Of course, as stated earlier,  IP addresses were running out under IPv4 so  in IPv6 the amount of IP addresses available were increased to the point that there will never be that  worry again.  Instead of the normal 32-bit address in version 4 they went to a 128-bit / 16-byte addressing scheme in version 6. That means  instead of 4 octets they  are written in a much shorter form of hexadecimal.   Example: FE00:12AE:C887:3E22:6A77:981F:7B40:8A65  If this was written in octets: 254.0.18.174.200.135.62.34.106.119.152.31.123.64.138.101.   Its written much shorter in hexadecimal rather than octets as in IPv4. Just to show how many possible IP numbers there are in IPv6 I will give you this picture. There are 66,788,195,407 IPv6 addresses per square centimeters of the surface on the Earth. So far they have only allocated 15% of these addresses for use the rest have been placed in limbo until there need is found. 

 

            There are three types of IPv6 addresses right now: Unicast, Multicast, and Anycast.  The Unicast addresses are structured hierarchically, called “Aggregatable Global Unicast Addresses”. The 128-bit address is split into two different parts.  First 64-bits is the Subnet prefix witch is used strictly on the private networks. And the last 64-bits are the Interface Identifier which identifies the interface of the host and the network. The Multicast identifies a group of interfaces. (Any Packets sent to the Multicast address will be delivered to all of the interfaces. The Multicast address is used instead of a Link Layer broadcast in IPv6. It also uses the Multicast to locate generic types of servers.
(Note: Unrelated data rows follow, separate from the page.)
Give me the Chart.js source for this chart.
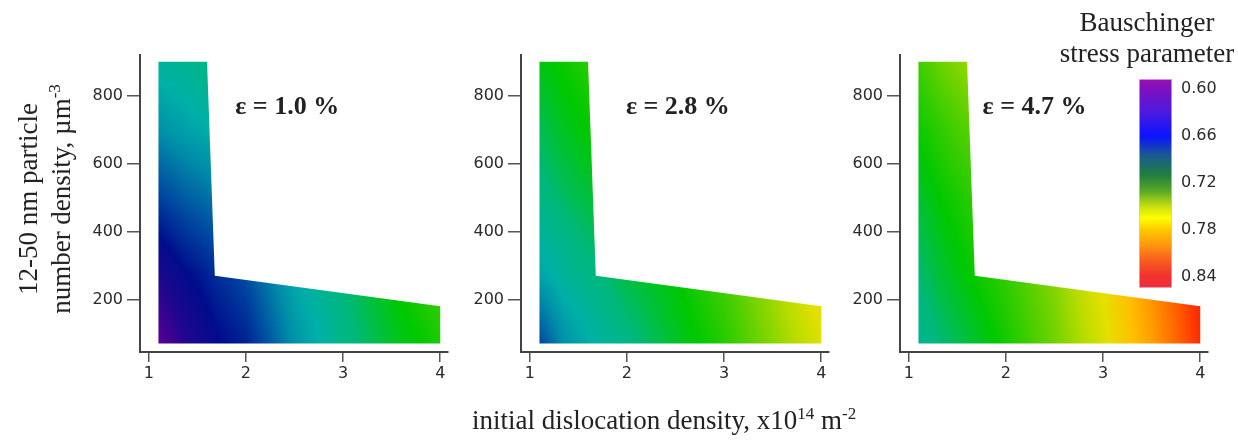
<!DOCTYPE html>
<html>
<head>
<meta charset="utf-8">
<script src="https://cdn.jsdelivr.net/npm/chart.js@4.4.1/dist/chart.umd.min.js"></script>
<style>
  body { margin: 0; background: #fff; }
  #wrap { position: relative; width: 1238px; height: 440px; overflow: hidden;
          font-family: "Liberation Serif", "Times New Roman", serif; color: #222; }
  canvas { position: absolute; top: 0; }
  .t { position: absolute; font-size: 27px; white-space: nowrap; }
  .t sup { font-size: 17px; line-height: 0; vertical-align: 10px; }
</style>
</head>
<body>
<div id="wrap">
  <canvas id="p0" width="390" height="400" style="left:70px"></canvas>
  <canvas id="p1" width="390" height="400" style="left:451px"></canvas>
  <canvas id="p2" width="390" height="400" style="left:830px"></canvas>
  <canvas id="cb" width="138" height="300" style="left:1100px"></canvas>
  <div class="t" style="left:-105px; top:166px; width:300px; line-height:33px; text-align:center; transform:rotate(-90deg)">12-50 nm particle<br>number density, µm<sup>-3</sup></div>
  <div class="t" style="left:472px; top:404px; line-height:32px">initial dislocation density, x10<sup>14</sup> m<sup>-2</sup></div>
  <div class="t" style="left:1037px; top:7px; width:220px; line-height:31px; text-align:center">Bauschinger<br>stress parameter</div>
</div>
<script>
// axis ticks
const xTicks = [1, 2, 3, 4];
const yTicks = [200, 400, 600, 800];
const cbTicks = [0.60, 0.66, 0.72, 0.78, 0.84];
const cbRange = [0.587, 0.854];

// strain of each panel, %
const strains = ['1.0', '2.8', '4.7'];

// outline of the simulated region (dislocation density x1e14, particle density)
const regionX = [1.1, 1.6, 1.68, 4.0, 4.0, 1.1];
const regionY = [900, 900, 270, 180, 70, 70];

// Bauschinger stress parameter, rows follow gridY,
// upper rows only cover the vertical part of the L
const gridX = [1.1, 1.35, 1.7, 2.0, 2.5, 3.0, 3.5, 4.0];
const gridY = [70, 270, 500, 700, 900];
const bsp10 = [
  [0.600, 0.622, 0.643, 0.652, 0.689, 0.711, 0.725, 0.734],
  [0.628, 0.642, 0.656, 0.667, 0.698, 0.716, 0.730, 0.741],
  [0.663, 0.671, 0.680],
  [0.688, 0.694, 0.702],
  [0.705, 0.708, 0.713]
];
const bsp28 = [
  [0.665, 0.688, 0.703, 0.712, 0.725, 0.736, 0.752, 0.768],
  [0.695, 0.705, 0.714, 0.722, 0.730, 0.741, 0.757, 0.776],
  [0.712, 0.718, 0.725],
  [0.720, 0.726, 0.732],
  [0.728, 0.732, 0.738]
];
const bsp47 = [
  [0.708, 0.716, 0.725, 0.733, 0.748, 0.767, 0.795, 0.830],
  [0.716, 0.724, 0.732, 0.738, 0.752, 0.772, 0.800, 0.835],
  [0.724, 0.731, 0.738],
  [0.732, 0.738, 0.746],
  [0.740, 0.748, 0.756]
];

// colour scales (maps look a bit darker than the bar)
const mapStops = [
  [0.600, '#5a0092'], [0.625, '#22068f'], [0.645, '#000c8c'], [0.665, '#0046a0'],
  [0.685, '#0088a8'], [0.700, '#00afa8'], [0.715, '#00b87a'], [0.730, '#00c800'],
  [0.745, '#5cd000'], [0.760, '#b8dc00'], [0.770, '#e4e000'], [0.785, '#ffc000'],
  [0.800, '#ff9000'], [0.815, '#ff6000'], [0.830, '#ff2c00'], [0.850, '#f01414']
];
const barStops = [
  [0.587, '#9a10b0'], [0.600, '#8010c0'], [0.630, '#4a1ae0'], [0.660, '#0a14ff'],
  [0.685, '#1c5a90'], [0.710, '#20803c'], [0.730, '#58a828'], [0.750, '#c8e010'],
  [0.765, '#ffff00'], [0.780, '#ffc800'], [0.800, '#ff9410'], [0.820, '#f85a20'],
  [0.840, '#f03030'], [0.854, '#f0303c']
];

const hex = h => [1, 3, 5].map(i => parseInt(h.slice(i, i + 2), 16));
const mapRgb = mapStops.map(s => [s[0], hex(s[1])]);

function colorAt(v) {
  if (v <= mapRgb[0][0]) return mapRgb[0][1];
  for (let i = 1; i < mapRgb.length; i++) {
    if (v <= mapRgb[i][0]) {
      const [v0, c0] = mapRgb[i - 1], [v1, c1] = mapRgb[i];
      const t = (v - v0) / (v1 - v0);
      return c0.map((c, k) => c + (c1[k] - c) * t);
    }
  }
  return mapRgb[mapRgb.length - 1][1];
}

function rowValue(row, xv) {
  const n = row.length - 1;
  if (xv <= gridX[0]) return row[0];
  if (xv >= gridX[n]) return row[n];
  let i = 0;
  while (gridX[i + 1] < xv) i++;
  const t = (xv - gridX[i]) / (gridX[i + 1] - gridX[i]);
  return row[i] + (row[i + 1] - row[i]) * t;
}

function fieldValue(rows, xv, yv) {
  const n = gridY.length - 1;
  if (yv <= gridY[0]) return rowValue(rows[0], xv);
  if (yv >= gridY[n]) return rowValue(rows[n], xv);
  let j = 0;
  while (gridY[j + 1] < yv) j++;
  const t = (yv - gridY[j]) / (gridY[j + 1] - gridY[j]);
  const a = rowValue(rows[j], xv), b = rowValue(rows[j + 1], xv);
  return a + (b - a) * t;
}

// paints the map inside the outline dataset
const fieldPlugin = {
  id: 'field',
  beforeDatasetsDraw(chart, args, opts) {
    const { ctx, chartArea: a, scales: { x, y } } = chart;
    const w = Math.round(a.right - a.left), h = Math.round(a.bottom - a.top);
    const off = document.createElement('canvas');
    off.width = w; off.height = h;
    const octx = off.getContext('2d');
    const img = octx.createImageData(w, h);
    for (let j = 0; j < h; j++) {
      const yv = y.getValueForPixel(a.top + j + 0.5);
      for (let i = 0; i < w; i++) {
        const c = colorAt(fieldValue(opts.values, x.getValueForPixel(a.left + i + 0.5), yv));
        const k = (j * w + i) * 4;
        img.data[k] = c[0]; img.data[k + 1] = c[1]; img.data[k + 2] = c[2]; img.data[k + 3] = 255;
      }
    }
    octx.putImageData(img, 0, 0);

    const pts = chart.getDatasetMeta(0).data;
    ctx.save();
    ctx.beginPath();
    pts.forEach((p, n) => n ? ctx.lineTo(p.x, p.y) : ctx.moveTo(p.x, p.y));
    ctx.closePath();
    ctx.clip();
    ctx.drawImage(off, a.left, a.top);
    ctx.restore();
  }
};

const labelPlugin = {
  id: 'strainLabel',
  afterDatasetsDraw(chart, args, opts) {
    const { ctx, scales: { x, y } } = chart;
    ctx.save();
    ctx.font = 'bold 26px "Liberation Serif"';
    ctx.fillStyle = '#222';
    ctx.textBaseline = 'middle';
    ctx.fillText(opts.text, x.getPixelForValue(opts.at[0]), y.getPixelForValue(opts.at[1]));
    ctx.restore();
  }
};

const tickFont = { family: 'DejaVu Sans', size: 16 };
const values = [bsp10, bsp28, bsp47];
const labelAt = [[1.89, 767], [1.99, 767], [1.76, 767]];

strains.forEach((s, n) => {
  new Chart(document.getElementById('p' + n), {
    type: 'scatter',
    data: {
      datasets: [{
        data: regionX.map((xv, i) => ({ x: xv, y: regionY[i] })),
        pointRadius: 0,
        showLine: false
      }]
    },
    options: {
      responsive: false,
      animation: false,
      events: [],
      layout: { padding: { top: 55, right: 12, left: 0, bottom: 0 } },
      plugins: {
        legend: { display: false },
        tooltip: { enabled: false },
        field: { values: values[n] },
        strainLabel: { text: 'ε = ' + s + ' %', at: labelAt[n] }
      },
      scales: {
        x: {
          type: 'linear', min: 0.91, max: 4.08,
          afterBuildTicks: sc => { sc.ticks = xTicks.map(v => ({ value: v })); },
          afterFit: sc => { sc.height = 48; },
          grid: { drawOnChartArea: false, tickLength: 10, lineWidth: 1.5, color: '#555' },
          border: { display: true, color: '#444', width: 2 },
          ticks: { font: tickFont, color: '#2a2a2a', padding: 2, maxRotation: 0, callback: v => String(v) }
        },
        y: {
          type: 'linear', min: 45, max: 920,
          afterBuildTicks: sc => { sc.ticks = yTicks.map(v => ({ value: v })); },
          afterFit: sc => { sc.width = 70; },
          grid: { drawOnChartArea: false, tickLength: 13, lineWidth: 1.5, color: '#555' },
          border: { display: true, color: '#444', width: 2 },
          ticks: { font: tickFont, color: '#2a2a2a', padding: 4, callback: v => String(v) }
        }
      }
    },
    plugins: [fieldPlugin, labelPlugin]
  });
});

// colour bar
new Chart(document.getElementById('cb'), {
  type: 'bar',
  data: {
    labels: [''],
    datasets: [{
      data: [cbRange],
      barPercentage: 1,
      categoryPercentage: 1,
      borderWidth: 1,
      borderColor: '#ecb8ec',
      borderSkipped: false,
      backgroundColor(c) {
        const chart = c.chart;
        if (!chart.chartArea) return null;
        const sc = chart.scales.y;
        const v0 = barStops[0][0], v1 = barStops[barStops.length - 1][0];
        const g = chart.ctx.createLinearGradient(0, sc.getPixelForValue(v0), 0, sc.getPixelForValue(v1));
        barStops.forEach(([v, col]) => g.addColorStop((v - v0) / (v1 - v0), col));
        return g;
      }
    }]
  },
  options: {
    responsive: false,
    animation: false,
    events: [],
    layout: { padding: { top: 79, bottom: 12, left: 39, right: 0 } },
    plugins: { legend: { display: false }, tooltip: { enabled: false } },
    scales: {
      x: { display: false },
      y: {
        position: 'right', reverse: true, min: cbRange[0], max: cbRange[1],
        afterBuildTicks: sc => { sc.ticks = cbTicks.map(v => ({ value: v })); },
        afterFit: sc => { sc.width = 66; },
        grid: { display: false },
        border: { display: false },
        ticks: { font: tickFont, color: '#2a2a2a', padding: 1, callback: v => v.toFixed(2) }
      }
    }
  }
});
</script>
</body>
</html>
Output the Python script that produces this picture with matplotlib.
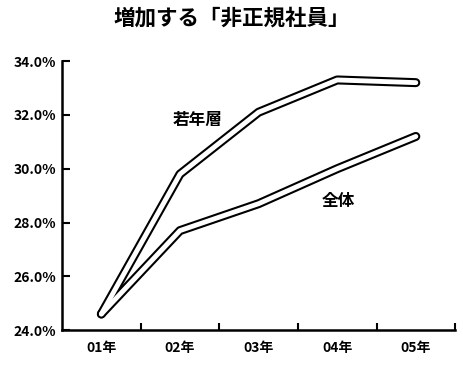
import matplotlib
matplotlib.use("Agg")
import matplotlib.pyplot as plt

plt.rcParams['font.family'] = ['Noto Sans CJK JP', 'DejaVu Sans']

years = ["01年", "02年", "03年", "04年", "05年"]
young = [24.6, 29.8, 32.1, 33.3, 33.2]   # 若年層
total = [24.6, 27.7, 28.7, 30.0, 31.2]   # 全体
yticks = [24, 26, 28, 30, 32, 34]

fig = plt.figure(figsize=(4.63, 3.66), dpi=100)
ax = fig.add_axes([0.134, 0.098, 0.849, 0.735])

x = list(range(len(years)))
for vals in (young, total):
    ax.plot(x, vals, color='black', lw=6.5, solid_capstyle='round',
            solid_joinstyle='round', zorder=2)
    ax.plot(x, vals, color='white', lw=3.5, solid_capstyle='round',
            solid_joinstyle='round', zorder=3)

ax.text(1.23, 31.8, "若年層", fontsize=12, fontweight='bold', ha='center', va='center')
ax.text(3.02, 28.8, "全体", fontsize=12, fontweight='bold', ha='center', va='center')

ax.set_xlim(-0.5, 4.5)
ax.set_ylim(24, 34)
ax.set_yticks(yticks)
ax.set_yticklabels([f"{v:.1f}%" for v in yticks], fontsize=10, fontweight='bold')
ax.set_xticks([i + 0.5 for i in x])
ax.set_xticklabels([])
ax.set_xticks(x, minor=True)
ax.set_xticklabels(years, minor=True, fontsize=10, fontweight='bold')
ax.tick_params(axis='x', which='minor', length=0, pad=8)
ax.tick_params(axis='x', which='major', direction='in', length=5, width=1.5)
ax.tick_params(axis='y', direction='in', length=6, width=1.5, pad=4)

for s in ('top', 'right'):
    ax.spines[s].set_visible(False)
for s in ('left', 'bottom'):
    ax.spines[s].set_linewidth(1.8)

fig.suptitle("増加する「非正規社員」", x=0.5, y=0.98, fontsize=15.5, fontweight='bold')

fig.savefig("out.png", dpi=100)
The Anycast  address is a new type of Internet address. As of right now it’s not fully defined. It acts like a multicast address but when packets are sent to the Anycast address it will only be delivered to one of the interfaces.  Some other types of Addresses are the Unspecified address: all zeros, never assigned to a node. There is also a Loop Bake address just like in IPv4.   This is called, of course, the Loopback address. IPv6 addresses are already assigned to previous IPv4 address. IPv6 addressing scheme solves the autoconfiguration problem in a fundamental way by building automatic interface configuration into the protocol an requiring that all node support it. Unlike IPv4, IPv6 had a limited lifetime. The lifetimes are finite so that means that the interface’s will have to change their IP addresses “On the Fly”. Two types of lifetimes are defined: the Preferred Lifetime and the longer Valid Lifetime. After the Preferred lifetime has passed the address becomes deprecated but it does not interrupt existing connections. When a Valid lifetime is reached the address become invalid, and all communications have been broken. These lifetimes are continuously updated by the routers to keep things running smoothly. 

 

            The basic security relies on a connection between two parties in Ipv6. IPv6 supports two basic security services. One is the Authentications which allows people to prove that nothing has been tampered with. The other type is encryptions basically encrypting and decrypting the data in the payload. There are two basic ways to transport the data in IPv6. Transport mode is a secure direct line between the two hosts.  Tunnel mode takes the whole IP Packet and encrypts or authenticates it. Then places it into a new IP packet and sends it.

 

            6bone is currently the worldwide IPv6 test network. It is currently the only way to start using IPv6. But new technologies are emerging.  Some of the ways to make it so that the two protocols can work together is, Tunneling (IPv4 packets inside IPv6packets), IPv6 over dedicated Layer 2 technology, Or forwarding IPv6 packets over Multiprotocol Label Switching (MPLS).

[6]Here are some deployment Strategies according to CISCO.

·        Deploying IPv6 over IPv4 tunnels: These tunnels encapsulate the IPv6 traffic within the IPv4 packets, and are primarily for communication between isolated IPv6 sites or connection to remote IPv6 networks over an IPv4 backbone. The techniques include using manually configured tunnels, generic routing encapsulation (GRE) tunnels, semiautomatic tunnel mechanisms such as tunnel broker services, and fully automatic tunnel mechanisms such as IPv4-compatible and 6to4.

·        Deploying IPv6 over dedicated data links: This technique enables isolated IPv6 domains to communicate by using the same Layer 2 infrastructure as for IPv4, but with IPv6 using separate Frame Relay or ATM PVCs, separate optical links, or dense Wave Division Multiplexing (dWDM).

·        Deploying IPv6 over MPLS backbones: This technique allows isolated IPv6 domains to communicate with each other, but over an MPLS IPv4 backbone. Multiple techniques are available at different points in the network, but each requires little change to the backbone infrastructure or reconfiguration of the core routers because forwarding is based on labels rather than the IP header itself.

·        Deploying IPv6 using dual-stack backbones: This technique allows IPv4 and IPv6 applications to coexist in a dual IP layer routing backbone. All routers in the network need to be upgraded to be dual-stack with IPv4 communication using the IPv4 protocol stack and IPv6 communication using the IPv6 stack.

 

Currently IPv6 is not implement able. Most operating systems haven’t even been designed for the new IP version. And it’s only the very newest experimental version of some OS that have implemented IPv6. My guess would be that its going to take a lot longer than the IETF originally believed. Even though hardware vendors have started to create the new routers , etc… I believe that people are too comfortable and its going to be like pulling teeth to try and get the ball in play.